How a crisis helped The Union to change and emerge with a clear sense of what they’re capable of achieving when working collaboratively.

Over the past 10 months, we’ve been working with North East Lincolnshire Council and the North East Lincolnshire Clinical Commissioning Group on their journey to build a 21st-century approach to seamless health and social care. Coming together to create The Union, we’ve been supporting them to design a Future Operating Model to help set the standard for the future of decision-making, culture, technology and organisational design.

Pre-COVID, we’d prototyped opportunity areas which included small scale, localised testing of parts of the Future Operating Model. By February, Beta testing plans were approved to test the model at scale and closer to a ‘live’ environment. With two services due to be recommissioned in the following months, we would have an opportunity to deliberately and iteratively test our approach, applying the model’s strategic principles, setting up multidisciplinary teams, using tools for collaboration and establishing agile ways of working across corporate services.

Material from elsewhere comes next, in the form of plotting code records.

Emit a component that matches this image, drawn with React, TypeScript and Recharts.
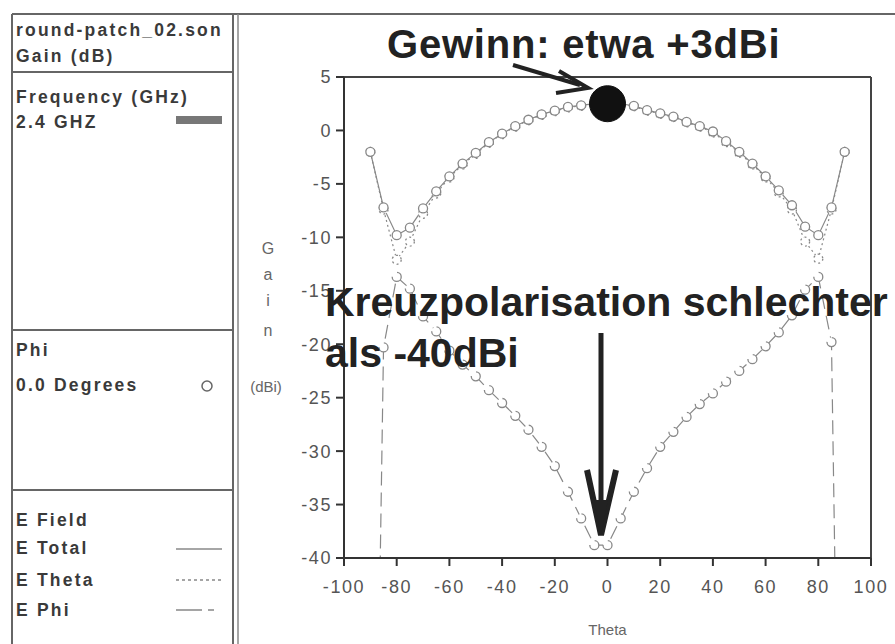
import { LineChart, Line, XAxis, YAxis, ReferenceLine, ReferenceDot } from 'recharts';

const theta = [
  -90, -85, -80, -75, -70, -65, -60, -55, -50, -45, -40, -35, -30, -25, -20, -15, -10, -5, 0,
  5, 10, 15, 20, 25, 30, 35, 40, 45, 50, 55, 60, 65, 70, 75, 80, 85, 90,
];

// E Total (solid)
const eTotal = [
  -2.0, -7.2, -9.8, -9.1, -7.3, -5.7, -4.3, -3.1, -2.1, -1.1, -0.3, 0.4, 1.0, 1.5, 1.85, 2.2, 2.35, 2.5, 2.6,
  2.5, 2.3, 1.9, 1.6, 1.3, 0.8, 0.4, -0.1, -1.0, -2.0, -3.1, -4.3, -5.6, -7.0, -9.0, -9.8, -7.2, -2.0,
];

// E Theta (dotted)
const eTheta = [
  -2.0, -7.4, -12.1, -10.4, -7.8, -5.9, -4.4, -3.2, -2.2, -1.15, -0.35, 0.35, 0.95, 1.45, 1.8, 2.15, 2.3, 2.45, 2.55,
  2.45, 2.25, 1.85, 1.55, 1.25, 0.75, 0.35, -0.2, -1.1, -2.1, -3.2, -4.4, -5.8, -7.4, -10.4, -12.0, -7.4, -2.0,
];

// E Phi (dashed) - drops far below the plot at +/-90
const ePhi = [
  -100, -20.3, -13.7, -14.8, -17.4, -18.8, -20.6, -21.9, -23.0, -24.3, -25.5, -26.7, -28.0, -29.6, -31.4, -33.8, -36.3, -38.8, -38.8,
  -36.3, -33.8, -31.6, -29.6, -28.2, -26.8, -25.6, -24.6, -23.5, -22.5, -21.4, -20.2, -18.9, -17.3, -14.9, -13.7, -19.8, -100,
];

const xTicks = [-100, -80, -60, -40, -20, 0, 20, 40, 60, 80, 100];
const yTicks = [-40, -35, -30, -25, -20, -15, -10, -5, 0, 5];

const data = theta.map((t, i) => ({ theta: t, total: eTotal[i], eth: eTheta[i], eph: ePhi[i] }));

const ring = { r: 4.5, stroke: '#888', strokeWidth: 1.3, fill: '#fff' };
const tickStyle = { fill: '#555', fontSize: 18, letterSpacing: 1.6, fontFamily: 'Liberation Sans' };
const panelText = { fontSize: 17.5, fontWeight: 'bold' as const, fill: '#3a3a3a', letterSpacing: 2.2 };

function Panel() {
  return (
    <svg width={895} height={644} style={{ position: 'absolute', left: 0, top: 0, pointerEvents: 'none' }}
      fontFamily="Liberation Sans">
      {/* frames */}
      <line x1={12} y1={14} x2={895} y2={14} stroke="#666" strokeWidth={2} />
      <line x1={12} y1={14} x2={12} y2={644} stroke="#666" strokeWidth={2} />
      <line x1={233} y1={14} x2={233} y2={644} stroke="#666" strokeWidth={2} />
      <line x1={238} y1={14} x2={238} y2={644} stroke="#888" strokeWidth={1.5} />
      <line x1={12} y1={72} x2={233} y2={72} stroke="#666" strokeWidth={2} />
      <line x1={12} y1={330} x2={233} y2={330} stroke="#666" strokeWidth={2} />
      <line x1={12} y1={490} x2={233} y2={490} stroke="#666" strokeWidth={2} />

      <text x={16} y={36} {...panelText}>round-patch_02.son</text>
      <text x={16} y={62} {...panelText}>Gain (dB)</text>
      <text x={16} y={103} {...panelText}>Frequency (GHz)</text>
      <text x={16} y={128} {...panelText}>2.4 GHZ</text>
      <rect x={176} y={116} width={46} height={8} fill="#777" />
      <text x={16} y={356} {...panelText}>Phi</text>
      <text x={16} y={391} {...panelText}>0.0 Degrees</text>
      <circle cx={207} cy={386} r={5} fill="none" stroke="#666" strokeWidth={1.5} />
      <text x={16} y={526} {...panelText}>E Field</text>
      <text x={16} y={554} {...panelText}>E Total</text>
      <line x1={176} y1={549} x2={222} y2={549} stroke="#888" strokeWidth={1.5} />
      <text x={16} y={586} {...panelText}>E Theta</text>
      <line x1={176} y1={580} x2={222} y2={580} stroke="#888" strokeWidth={1.5} strokeDasharray="3 3" />
      <text x={16} y={616} {...panelText}>E Phi</text>
      <line x1={176} y1={610} x2={222} y2={610} stroke="#888" strokeWidth={1.5} strokeDasharray="26 6 6 40" />

      {/* y axis title */}
      <g fill="#666" fontSize={16} textAnchor="middle">
        <text x={268} y={254}>G</text>
        <text x={268} y={280}>a</text>
        <text x={268} y={306}>i</text>
        <text x={268} y={336}>n</text>
        <text x={266} y={392} fontSize={15}>(dBi)</text>
      </g>

      {/* annotations */}
      <text x={387} y={58} fontSize={40} fontWeight="bold" fill="#222" letterSpacing={0.8}>Gewinn: etwa +3dBi</text>
      <line x1={513} y1={65} x2={580} y2={85} stroke="#222" strokeWidth={4} />
      <polyline points="559,71 588,88 556,93" fill="none" stroke="#222" strokeWidth={4} />

      <text x={325} y={316} fontSize={41} fontWeight="bold" fill="#222">Kreuzpolarisation schlechter</text>
      <text x={325} y={367} fontSize={41} fontWeight="bold" fill="#222">als -40dBi</text>
      <line x1={601} y1={333} x2={601} y2={525} stroke="#222" strokeWidth={5} />
      <polyline points="587,470 601,535 616,470" fill="none" stroke="#222" strokeWidth={6} />
      <polygon points="594,500 601,535 608,500" fill="#222" />
    </svg>
  );
}

export default function App() {
  return (
    <div style={{ position: 'absolute', left: 0, top: 0, width: 895, height: 644, background: '#fff', overflow: 'hidden' }}>
      <div style={{ position: 'absolute', left: 0, top: 0 }}>
        <LineChart width={895} height={644} data={data} margin={{ top: 77, right: 24, bottom: 46, left: 294 }}>
          <XAxis
            dataKey="theta"
            type="number"
            domain={[-100, 100]}
            ticks={xTicks}
            height={40}
            tickSize={8}
            tickMargin={14}
            stroke="#333"
            strokeWidth={2}
            tick={tickStyle}
            label={{ value: 'Theta', position: 'bottom', offset: 26, fill: '#666', fontSize: 15, fontFamily: 'Liberation Sans' }}
          />
          <YAxis
            type="number"
            domain={[-40, 5]}
            allowDataOverflow
            ticks={yTicks}
            width={50}
            tickSize={8}
            tickMargin={4}
            stroke="#333"
            strokeWidth={2}
            tick={tickStyle}
          />
          <ReferenceLine y={5} stroke="#444" strokeWidth={2} />
          <ReferenceLine x={100} stroke="#444" strokeWidth={2} />
          <Line dataKey="eph" stroke="#888" strokeWidth={1.2} strokeDasharray="14 7" dot={ring} isAnimationActive={false} />
          <Line dataKey="eth" stroke="#888" strokeWidth={1.2} strokeDasharray="2 3" dot={ring} isAnimationActive={false} />
          <Line dataKey="total" stroke="#888" strokeWidth={1.2} dot={ring} isAnimationActive={false} />
          <ReferenceDot x={0} y={2.5} r={18} fill="#111" stroke="#111" />
        </LineChart>
      </div>
      <Panel />
    </div>
  );
}
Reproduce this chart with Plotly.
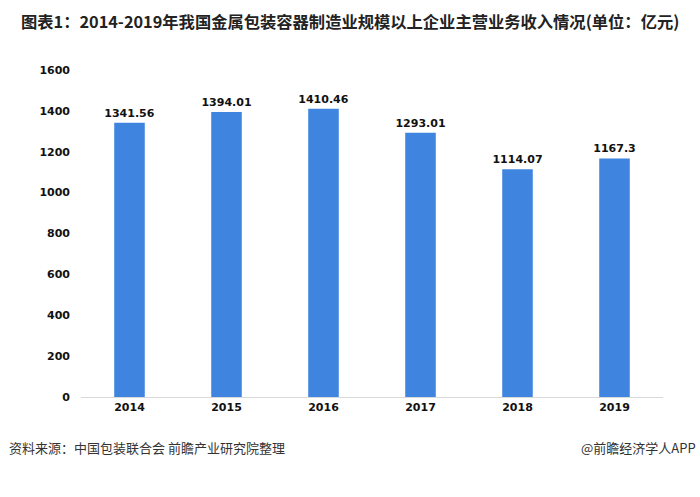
import plotly.graph_objects as go

years = ["2014", "2015", "2016", "2017", "2018", "2019"]
revenue = [1341.56, 1394.01, 1410.46, 1293.01, 1114.07, 1167.3]
labels = ["1341.56", "1394.01", "1410.46", "1293.01", "1114.07", "1167.3"]
y_ticks = [0, 200, 400, 600, 800, 1000, 1200, 1400, 1600]

title = "图表1：2014-2019年我国金属包装容器制造业规模以上企业主营业务收入情况(单位：亿元)"
source = "资料来源：中国包装联合会 前瞻产业研究院整理"
brand = "@前瞻经济学人APP"

L, R, T, B = 81, 37, 70, 100
W, H = 700, 497
pw, ph = W - L - R, H - T - B

def px(x):
    return (x - L) / pw

def py(y):
    return (H - B - y) / ph

num_font = "DejaVu Sans"

fig = go.Figure(go.Bar(
    x=years, y=revenue, text=labels, textposition="outside",
    texttemplate="<b>%{text}</b>", constraintext="none",
    textfont=dict(family=num_font, size=11, color="#111111"),
    marker=dict(color="#3F85E0", line=dict(width=0)),
    cliponaxis=False,
))

fig.update_layout(
    width=W, height=H,
    margin=dict(l=L, r=R, t=T, b=B, autoexpand=False),
    paper_bgcolor="white", plot_bgcolor="white",
    bargap=0.685,
    showlegend=False,
    font=dict(family=num_font, color="#111111"),
    xaxis=dict(showline=True, linecolor="#d9d9d9", linewidth=1, ticks="",
               tickfont=dict(size=11, family=num_font, weight="bold")),
    yaxis=dict(range=[0, 1600], tickvals=y_ticks, showgrid=False, zeroline=False,
               showline=False, ticks="", ticklabelstandoff=10,
               tickfont=dict(size=11, family=num_font, weight="bold")),
    annotations=[
        dict(text="<b>" + title + "</b>", x=px(19), y=py(21), xref="paper", yref="paper",
             xanchor="left", yanchor="middle",
             font=dict(family="Noto Sans CJK SC", size=16.3, color="#222222"), showarrow=False),
        dict(text=source, x=px(7), y=py(447), xref="paper", yref="paper",
             xanchor="left", yanchor="middle",
             font=dict(family="Noto Sans CJK SC", size=13, color="#333333"), showarrow=False),
        dict(text=brand, x=px(698), y=py(447), xref="paper", yref="paper",
             xanchor="right", yanchor="middle",
             font=dict(family="Noto Sans CJK SC", size=13, color="#333333"), showarrow=False),
    ],
)

fig.write_html("out.html", config={"displayModeBar": False},
               post_script="document.body.style.margin='0px';")
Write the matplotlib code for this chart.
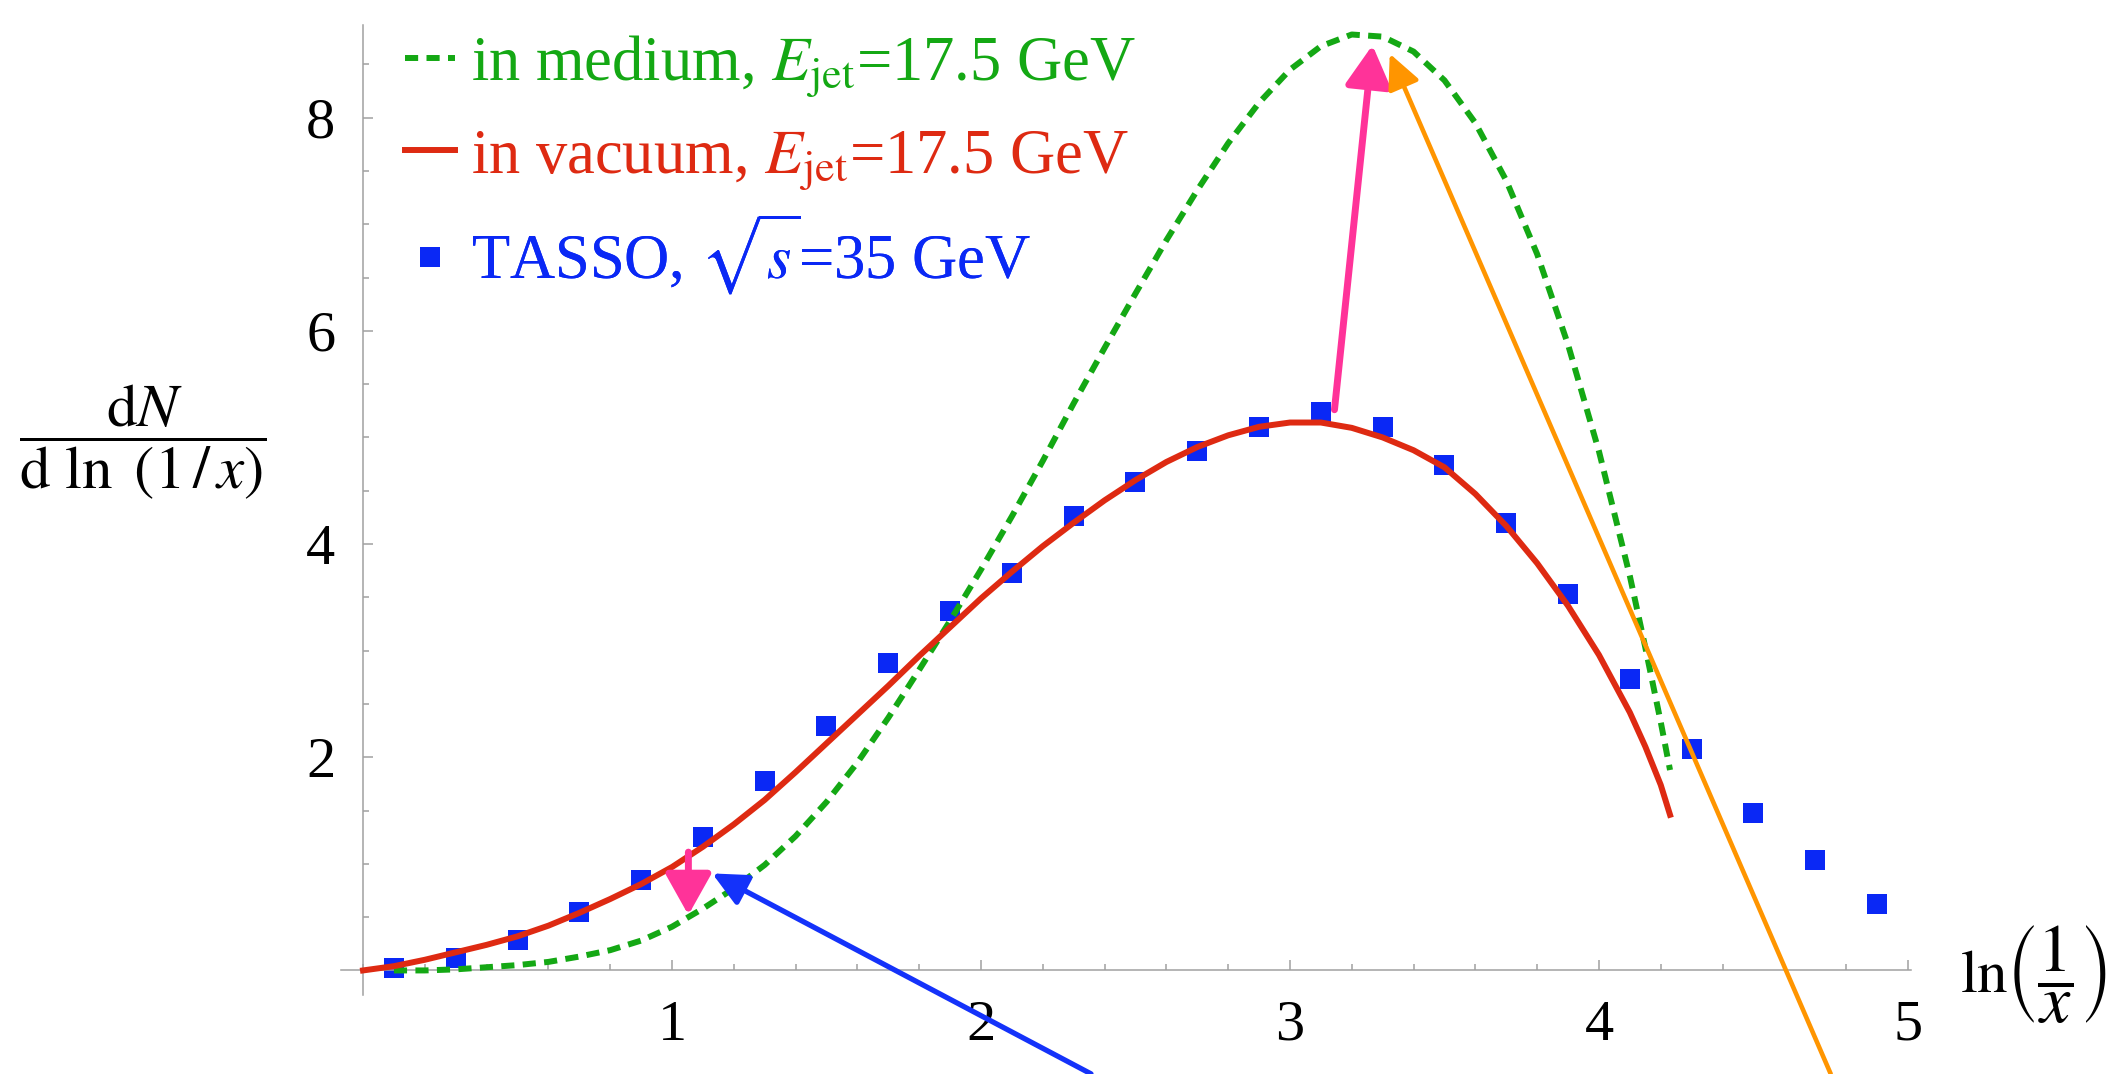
import matplotlib.pyplot as plt
from matplotlib.ticker import FixedLocator, MultipleLocator

plt.rcParams['font.family'] = 'serif'
plt.rcParams['font.serif'] = ['Liberation Serif', 'DejaVu Serif']
plt.rcParams['mathtext.fontset'] = 'stix'

# TASSO data, sqrt(s) = 35 GeV
tasso_x = [0.1, 0.3, 0.5, 0.7, 0.9, 1.1, 1.3, 1.5, 1.7, 1.9, 2.1, 2.3, 2.5,
           2.7, 2.9, 3.1, 3.3, 3.5, 3.7, 3.9, 4.1, 4.3, 4.5, 4.7, 4.9]
tasso_y = [0.02, 0.12, 0.29, 0.55, 0.85, 1.25, 1.78, 2.29, 2.88, 3.37, 3.73,
           4.26, 4.58, 4.87, 5.10, 5.24, 5.10, 4.74, 4.20, 3.53, 2.73, 2.08,
           1.48, 1.04, 0.62]

# in vacuum, E_jet = 17.5 GeV
vac_x = [0.0, 0.1, 0.2, 0.3, 0.4, 0.5, 0.6, 0.7, 0.8, 0.9, 1.0, 1.1, 1.2,
         1.3, 1.4, 1.5, 1.6, 1.7, 1.8, 1.9, 2.0, 2.1, 2.2, 2.3, 2.4, 2.5,
         2.6, 2.7, 2.8, 2.9, 3.0, 3.1, 3.2, 3.3, 3.4, 3.5, 3.6, 3.7, 3.8,
         3.9, 4.0, 4.1, 4.15, 4.2, 4.23]
vac_y = [0.0, 0.04, 0.10, 0.17, 0.24, 0.32, 0.42, 0.54, 0.67, 0.81, 0.97,
         1.16, 1.37, 1.60, 1.86, 2.13, 2.40, 2.67, 2.95, 3.22, 3.49, 3.74,
         3.98, 4.20, 4.41, 4.60, 4.77, 4.91, 5.02, 5.10, 5.14, 5.14, 5.09,
         5.00, 4.88, 4.72, 4.47, 4.17, 3.82, 3.42, 2.96, 2.42, 2.10, 1.74,
         1.46]

# in medium, E_jet = 17.5 GeV
med_x = [0.1, 0.2, 0.3, 0.4, 0.5, 0.6, 0.7, 0.8, 0.9, 1.0, 1.1, 1.2, 1.3,
         1.4, 1.5, 1.6, 1.7, 1.8, 1.9, 2.0, 2.1, 2.2, 2.3, 2.4, 2.5, 2.6,
         2.7, 2.8, 2.9, 3.0, 3.1, 3.2, 3.3, 3.4, 3.5, 3.6, 3.7, 3.8, 3.9,
         4.0, 4.1, 4.15, 4.2, 4.23]
med_y = [0.0, 0.0, 0.01, 0.03, 0.05, 0.08, 0.13, 0.19, 0.28, 0.41, 0.58,
         0.77, 0.99, 1.26, 1.58, 1.95, 2.37, 2.82, 3.28, 3.76, 4.26, 4.78,
         5.32, 5.84, 6.35, 6.85, 7.32, 7.76, 8.14, 8.45, 8.67, 8.78, 8.76,
         8.62, 8.35, 7.95, 7.41, 6.72, 5.87, 4.87, 3.70, 3.03, 2.33, 1.88]

labels = ['in medium, $E_{\\mathrm{jet}}$=17.5 GeV',
          'in vacuum, $E_{\\mathrm{jet}}$=17.5 GeV',
          'TASSO, $\\sqrt{s}$=35 GeV']

# annotation arrows: (tail, tip, colour, line width, head length, head width)
arrows = [
    ((1.053, 1.11), (1.053, 0.52), '#ff3399', 5.0, 2.5, 1.4),
    ((3.144, 5.26), (3.267, 8.68), '#ff3399', 5.0, 2.5, 1.4),
    ((2.356, -0.97), (1.13, 0.91), '#1432fa', 3.8, 2.1, 1.0),
    ((4.75, -0.97), (3.323, 8.60), '#ff9500', 3.3, 2.1, 1.0),
]

green = '#14a814'
red = '#de2a12'
blue = '#0a28f5'
axis_grey = '#a0a0a0'

fig = plt.figure(figsize=(21.1, 10.74), dpi=100)
ax = fig.add_axes([0.1618, 0.0736, 0.7439, 0.9032])

pts, = ax.plot(tasso_x, tasso_y, 's', color=blue, ms=14.5, mew=0, zorder=2)
med, = ax.plot(med_x, med_y, color=green, lw=4.3, dashes=(2.2, 1.4), zorder=3)
vac, = ax.plot(vac_x, vac_y, color=red, lw=4.3, zorder=3)

for tail, tip, col, lw, hl, hw in arrows:
    ax.annotate('', xy=tip, xytext=tail, annotation_clip=False,
                arrowprops=dict(arrowstyle=f'-|>,head_length={hl},head_width={hw}',
                                color=col, lw=lw, shrinkA=0, shrinkB=0),
                zorder=4)

ax.set_xlim(-0.07, 5.01)
ax.set_ylim(-0.23, 8.87)

for side in ['top', 'right']:
    ax.spines[side].set_visible(False)
for side in ['left', 'bottom']:
    ax.spines[side].set_position(('data', 0))
    ax.spines[side].set_color(axis_grey)
    ax.spines[side].set_linewidth(1.1)

ax.xaxis.set_major_locator(FixedLocator([1, 2, 3, 4, 5]))
ax.xaxis.set_minor_locator(MultipleLocator(0.2))
ax.yaxis.set_major_locator(FixedLocator([2, 4, 6, 8]))
ax.yaxis.set_minor_locator(MultipleLocator(0.5))
ax.tick_params(which='both', direction='in', color=axis_grey, width=1.1)
ax.tick_params(which='major', length=7)
ax.tick_params(which='minor', length=4)
ax.tick_params(axis='x', labelsize=42, pad=21)
ax.tick_params(axis='y', labelsize=42, pad=20)

# one legend per row so the rows sit evenly like the original
row_y = [66, 160, 254]
for handle, text, col, y in zip([med, vac, pts], labels, [green, red, blue], row_y):
    leg = ax.legend([handle], [text], loc='center left',
                    bbox_to_anchor=(405 / 2110, 1 - y / 1074),
                    bbox_transform=fig.transFigure, frameon=False, fontsize=45,
                    handlelength=0.8, handletextpad=0.25,
                    borderpad=0, borderaxespad=0)
    leg.get_texts()[0].set_color(col)
    ax.add_artist(leg)

fig.text(143 / 2110, 1 - 442 / 1074,
         r'$\dfrac{\mathrm{d}N}{\mathrm{d}\ \ln\ (1\,/\,x)}$',
         fontsize=44, ha='center', va='center')
fig.text(1960 / 2110, 1 - 992 / 1074, r'$\ln$',
         fontsize=44, ha='left', va='baseline')
fig.text(2006 / 2110, 1 - 975 / 1074, r'$\left(\dfrac{1}{x}\right)$',
         fontsize=49, ha='left', va='center')

fig.savefig('out.png', dpi=100)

Mere weeks after outlining plans to move into Beta testing, the world changed as COVID-19 spread rapidly across the country. Our work was temporarily put on hold while crisis response and emergency support were rolled out by the two, now joined-up organisations working together to solve challenges across the region.

Redefining our focus in COVID-19

While the organisations pivoted to manage the immediate crisis, interesting lessons emerged. As The Union began to transition from emergency response and into recovery, we undertook a stocktake with a broad cross-section of staff from across the Council and CCG to understand their experiences in providing emergency support within the new operating model.

Seemingly overnight, perceived obstacles were removed. Facing a pandemic that touches the lives of every resident, and new working expectations and arrangements for staff, The Union leadership team came together around one strategic priority. With clear, well-communicated direction from leadership, multidisciplinary teams coordinated to resource and deliver effective and collaborative work, quickly adopting new tools to work together remotely, and new models of partnership and ways of working emerged. In the words of one senior leader, it was “place-based, multi-agency working at it’s best”.

In their response, the organisation seamlessly scaled many of the principles and prototypes we’d been testing. The immediacy of changes accelerated our work, changing hearts and minds even quicker than we hoped. We now find ourselves in a changing world and recognise the need to review our approach to testing and scaling the Future Operating Model to be more fit for purpose.

Collaboration is THE priority

The Union’s COVID crisis response confirmed that the organisation’s legitimacy lies in its vision, insight and relationships. Where previously, the two biggest challenges faced by The Union was unguided employee autonomy and a vision lacking active, directive qualities, they responded to the crisis with clear strategic principles and 21st-century ways of working, giving decision-makers the tools, support or permissions to make the most appropriate decisions.

Organising quickly in this way, everyone understood the vision and knew how to implement it autonomously. For the first time, working in partnership to self-organise and make decisions to achieve shared goals felt like a real, tangible approach. Cementing new relationships with the voluntary and community sector, and thinking about how to organise teams and work in a way to do this going forward, is essential. This clear focus on relationships, decision making and data are vital to new ways of working, it’s not simply about technology.

It’s also made clear the importance of having access to high-quality data and insights and the subsequent impact that can have on the quality of leadership decision-making and service-level commissioning. By ensuring that there is the right blend of qualitative insights and quantitative data, teams have seen the difference it can make to their understanding about the problems they are solving. It can help teams to change their delivery model by understanding more about what is working ‘on the ground’, and help leadership teams make better decisions about future strategy.

What’s next?

The last few months have taught us a lot about what’s possible when barriers, both real and perceived, are removed. But also, the incredible things that can be achieved when working collaboratively. Systems and structures that previously seemed immovable were changed and shifted overnight, with focus and clarity given in a time of extreme uncertainty.

The Union is emerging with a clear sense of what they’re capable of achieving when working collaboratively. Ultimately, this change in mindset is an opportunity to really make our work ‘stick’ and support the Lincolnshire ambition to deliver place-based change.

Over the next few months, we’ll progress Beta testing within this new context, working with colleagues from across Digital, HR, Finance, Procurement and Legal to design the future of corporate support and a replicable template that could be used across both organisations as they seek to meet post-COVID financial challenges whilst also delivering modern, 21st-century public services.